Ideally, a reliable way to reproduce the problem would be great. Failing that,
this frame:
2 unknown 0x7f60f5b84ed0 /lib64/libpthread.so.0(+0x11ed0) [0x7f60f5b84ed0]
is unexpected. What’s your glibc version? Can you provide the output of nm -D /lib64/libpthread.so.0, and if possible install a glibc with debug symbols, and addr2line -e /lib64/libpthread.so.0 0x11ed0

In addition, is there any way to disable SecondLife’s SIGSEGV handler (I’m assuming it’s a SIGSEGV), so that you can Can you please run under gdb, catching the crash when it happens? I’m interested in the stack trace (to see if it’s similar), but more importantly in the register values (“info registers” in gdb) at the crash point.

Thanks

EDIT: remove useless instruction, and fix broken sentence

I always provide all the information I can gather, however you must understand that I cannot afford loosing time on such issues. What matters for me is that I don’t get a crash, so I’d rather (and actually did) downgrade to the last (proven) stable driver version than run hours-long sessions under gdb in the hope to get the crash to reproduce under it…

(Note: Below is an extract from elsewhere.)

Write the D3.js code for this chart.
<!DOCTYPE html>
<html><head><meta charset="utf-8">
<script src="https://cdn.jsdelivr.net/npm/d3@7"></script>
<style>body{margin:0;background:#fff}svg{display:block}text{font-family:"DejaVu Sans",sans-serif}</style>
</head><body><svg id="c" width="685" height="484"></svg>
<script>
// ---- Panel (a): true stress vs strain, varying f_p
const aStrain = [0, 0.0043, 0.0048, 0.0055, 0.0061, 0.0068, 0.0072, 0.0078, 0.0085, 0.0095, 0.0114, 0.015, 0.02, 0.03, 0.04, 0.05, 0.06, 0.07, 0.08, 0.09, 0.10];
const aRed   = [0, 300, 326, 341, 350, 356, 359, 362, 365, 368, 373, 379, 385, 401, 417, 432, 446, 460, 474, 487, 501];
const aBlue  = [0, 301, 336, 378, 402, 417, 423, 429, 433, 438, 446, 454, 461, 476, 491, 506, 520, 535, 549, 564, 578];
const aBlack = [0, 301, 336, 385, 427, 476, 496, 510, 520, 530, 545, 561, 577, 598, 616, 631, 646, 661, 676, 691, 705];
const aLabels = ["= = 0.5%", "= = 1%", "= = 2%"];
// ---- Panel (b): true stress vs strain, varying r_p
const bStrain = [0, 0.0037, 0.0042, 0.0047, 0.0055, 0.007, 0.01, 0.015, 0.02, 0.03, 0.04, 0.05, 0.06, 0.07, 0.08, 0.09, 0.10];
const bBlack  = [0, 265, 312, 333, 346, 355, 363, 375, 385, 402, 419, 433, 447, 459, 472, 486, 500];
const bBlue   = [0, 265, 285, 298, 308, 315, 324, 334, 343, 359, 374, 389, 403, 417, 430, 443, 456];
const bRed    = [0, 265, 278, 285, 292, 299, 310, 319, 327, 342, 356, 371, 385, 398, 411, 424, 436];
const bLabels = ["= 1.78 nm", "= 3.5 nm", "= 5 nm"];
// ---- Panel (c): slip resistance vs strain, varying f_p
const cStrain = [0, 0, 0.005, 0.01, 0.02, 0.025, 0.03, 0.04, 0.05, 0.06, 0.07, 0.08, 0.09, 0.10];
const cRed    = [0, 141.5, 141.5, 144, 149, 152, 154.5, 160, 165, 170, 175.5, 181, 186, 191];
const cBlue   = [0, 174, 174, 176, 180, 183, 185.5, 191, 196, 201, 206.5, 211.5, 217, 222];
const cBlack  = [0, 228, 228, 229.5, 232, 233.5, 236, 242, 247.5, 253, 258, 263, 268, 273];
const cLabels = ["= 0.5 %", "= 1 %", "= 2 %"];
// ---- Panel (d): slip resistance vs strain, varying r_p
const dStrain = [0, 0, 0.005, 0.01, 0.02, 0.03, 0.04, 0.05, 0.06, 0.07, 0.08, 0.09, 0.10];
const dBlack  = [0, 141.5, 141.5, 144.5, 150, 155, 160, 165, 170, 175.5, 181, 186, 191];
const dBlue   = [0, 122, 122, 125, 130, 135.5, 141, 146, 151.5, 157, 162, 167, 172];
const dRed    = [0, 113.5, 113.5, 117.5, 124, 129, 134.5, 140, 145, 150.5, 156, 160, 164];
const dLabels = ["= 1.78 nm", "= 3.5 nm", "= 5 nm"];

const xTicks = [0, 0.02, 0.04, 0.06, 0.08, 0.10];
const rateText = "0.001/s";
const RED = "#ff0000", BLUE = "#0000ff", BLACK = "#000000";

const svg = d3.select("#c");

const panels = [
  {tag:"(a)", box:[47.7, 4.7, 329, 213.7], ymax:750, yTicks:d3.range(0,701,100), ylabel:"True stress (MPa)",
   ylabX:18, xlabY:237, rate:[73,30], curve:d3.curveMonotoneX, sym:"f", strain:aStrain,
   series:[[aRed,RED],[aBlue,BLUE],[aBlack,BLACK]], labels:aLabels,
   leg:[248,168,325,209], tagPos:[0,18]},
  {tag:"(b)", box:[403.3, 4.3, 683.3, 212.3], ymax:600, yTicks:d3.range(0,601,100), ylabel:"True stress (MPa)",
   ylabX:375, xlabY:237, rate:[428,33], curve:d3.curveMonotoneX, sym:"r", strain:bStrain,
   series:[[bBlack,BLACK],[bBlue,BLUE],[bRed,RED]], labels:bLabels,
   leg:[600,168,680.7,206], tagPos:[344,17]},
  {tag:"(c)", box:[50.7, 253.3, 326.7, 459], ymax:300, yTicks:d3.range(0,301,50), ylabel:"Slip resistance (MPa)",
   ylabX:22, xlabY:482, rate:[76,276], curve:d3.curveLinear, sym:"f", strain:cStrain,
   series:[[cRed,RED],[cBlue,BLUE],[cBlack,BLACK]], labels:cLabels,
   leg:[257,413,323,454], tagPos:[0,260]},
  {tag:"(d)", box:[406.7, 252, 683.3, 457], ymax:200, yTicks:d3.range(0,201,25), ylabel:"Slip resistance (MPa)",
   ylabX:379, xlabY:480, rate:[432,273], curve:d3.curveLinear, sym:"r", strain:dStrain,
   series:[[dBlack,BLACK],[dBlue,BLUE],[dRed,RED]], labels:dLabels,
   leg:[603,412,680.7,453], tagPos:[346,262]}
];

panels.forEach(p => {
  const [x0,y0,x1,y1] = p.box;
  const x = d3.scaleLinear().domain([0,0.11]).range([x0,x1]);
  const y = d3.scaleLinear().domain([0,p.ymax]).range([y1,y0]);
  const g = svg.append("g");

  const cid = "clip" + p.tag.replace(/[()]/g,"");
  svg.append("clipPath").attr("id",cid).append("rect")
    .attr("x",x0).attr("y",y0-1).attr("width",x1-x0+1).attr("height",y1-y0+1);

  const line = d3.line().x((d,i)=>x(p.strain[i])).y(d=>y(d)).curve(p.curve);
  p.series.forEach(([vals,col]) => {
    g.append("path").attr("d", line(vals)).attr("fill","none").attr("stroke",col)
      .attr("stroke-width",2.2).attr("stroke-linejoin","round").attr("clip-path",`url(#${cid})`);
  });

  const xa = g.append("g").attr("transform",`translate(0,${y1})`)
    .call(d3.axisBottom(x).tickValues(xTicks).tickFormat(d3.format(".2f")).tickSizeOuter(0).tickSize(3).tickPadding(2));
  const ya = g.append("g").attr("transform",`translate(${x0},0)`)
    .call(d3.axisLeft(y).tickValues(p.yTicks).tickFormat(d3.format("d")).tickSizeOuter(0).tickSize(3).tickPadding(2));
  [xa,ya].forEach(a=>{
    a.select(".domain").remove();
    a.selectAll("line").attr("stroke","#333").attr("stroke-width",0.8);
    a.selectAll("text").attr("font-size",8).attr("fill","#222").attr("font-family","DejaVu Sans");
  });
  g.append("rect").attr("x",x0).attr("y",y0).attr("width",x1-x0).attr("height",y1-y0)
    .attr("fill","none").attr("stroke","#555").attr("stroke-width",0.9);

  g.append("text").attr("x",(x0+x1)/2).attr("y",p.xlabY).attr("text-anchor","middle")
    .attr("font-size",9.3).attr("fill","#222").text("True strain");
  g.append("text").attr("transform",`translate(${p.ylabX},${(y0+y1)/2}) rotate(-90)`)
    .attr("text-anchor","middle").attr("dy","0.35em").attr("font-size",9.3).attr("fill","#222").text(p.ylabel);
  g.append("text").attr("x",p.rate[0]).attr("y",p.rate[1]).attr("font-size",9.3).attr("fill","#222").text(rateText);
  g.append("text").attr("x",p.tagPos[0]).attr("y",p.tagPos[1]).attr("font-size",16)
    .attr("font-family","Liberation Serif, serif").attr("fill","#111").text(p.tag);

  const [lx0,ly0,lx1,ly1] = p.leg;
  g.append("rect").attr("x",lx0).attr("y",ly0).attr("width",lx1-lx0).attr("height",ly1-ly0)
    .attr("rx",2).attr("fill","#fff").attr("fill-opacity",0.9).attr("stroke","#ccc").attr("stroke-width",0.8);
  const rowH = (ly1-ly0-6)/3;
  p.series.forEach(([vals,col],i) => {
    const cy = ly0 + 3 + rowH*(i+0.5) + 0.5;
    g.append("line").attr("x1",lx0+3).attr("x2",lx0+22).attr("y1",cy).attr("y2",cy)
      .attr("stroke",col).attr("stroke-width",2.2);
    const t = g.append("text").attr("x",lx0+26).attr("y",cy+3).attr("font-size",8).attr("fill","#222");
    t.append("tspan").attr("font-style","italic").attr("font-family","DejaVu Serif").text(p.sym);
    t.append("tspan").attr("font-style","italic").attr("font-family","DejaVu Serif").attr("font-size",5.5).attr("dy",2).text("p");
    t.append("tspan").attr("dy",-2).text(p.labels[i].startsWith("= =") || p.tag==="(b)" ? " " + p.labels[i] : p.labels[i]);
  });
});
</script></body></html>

Indeed… But like I explained, I did not find any common ground for the two crashes I got and since it can take hours for them to occur in a session (and they won’t even occur in every hours-long session), it could take months before I would figure out what situation, action, or 3D object is causing them…

Your best bet is to look at your sources and, based on the stack trace I provided, find what part of your code is racy, or fails to lock or test whatever mutex… Since the bug occurred only in v387.34 for me (and I’m running every release or beta driver, whichever was last released), I would expect it to have been introduced in a recent commit…

I’m running glibc v2.26. My Linux distro is PCLinuxOS (a rolling release distro and I keep my system up to date with it).

Sure thing. I’m attaching the result to this message.

Alas, PCLinuxOS does not provide debug symbols packages… :-/

Nope, not without modifying the sources and recompiling the viewer…

I could run the viewer under gdb (with the viewer debug symbols loaded), but since the crash happens in a thread initiated from your driver (and without the debug symbols for pthread & glibc), it would provide no additional info, I’m afraid…

phtread_dyn_symbols.txt (12.1 KB)

Please clarify: you see the problem in 387.34, but not in 387.12?
If so, that does narrow down the range on our side indeed.

Yes, running under gdb and catching the crash would actually provide a little more information. (You don’t actually need to disable the signal handler of the application, gdb will see the signal first.) That information is the state of the registers at the crash point.

Correct…

BUT: I did not run v387.12 for a very long time (perhaps a week or two, IIRC) and since it is a bug that does not show off at every session, I may just had some good luck…
On the other hand, I ran the various (beta and stable) releases of v384 for a long time (and running it right now again) and know for sure it is bug-free in this respect.

AFAIK, the viewer crash handler will kick-in in the main thread and the registers shown by gdb after the viewer stops will be unrelated with the crash (their value will have been altered by the crash handler, which is actually designed to dump the crash log, cleanly shut down the viewer and just exit the program with a non-zero value)…

If you know a way to do that under gdb while the viewer crash handler is active, let me know and I might give it a try, time permitting.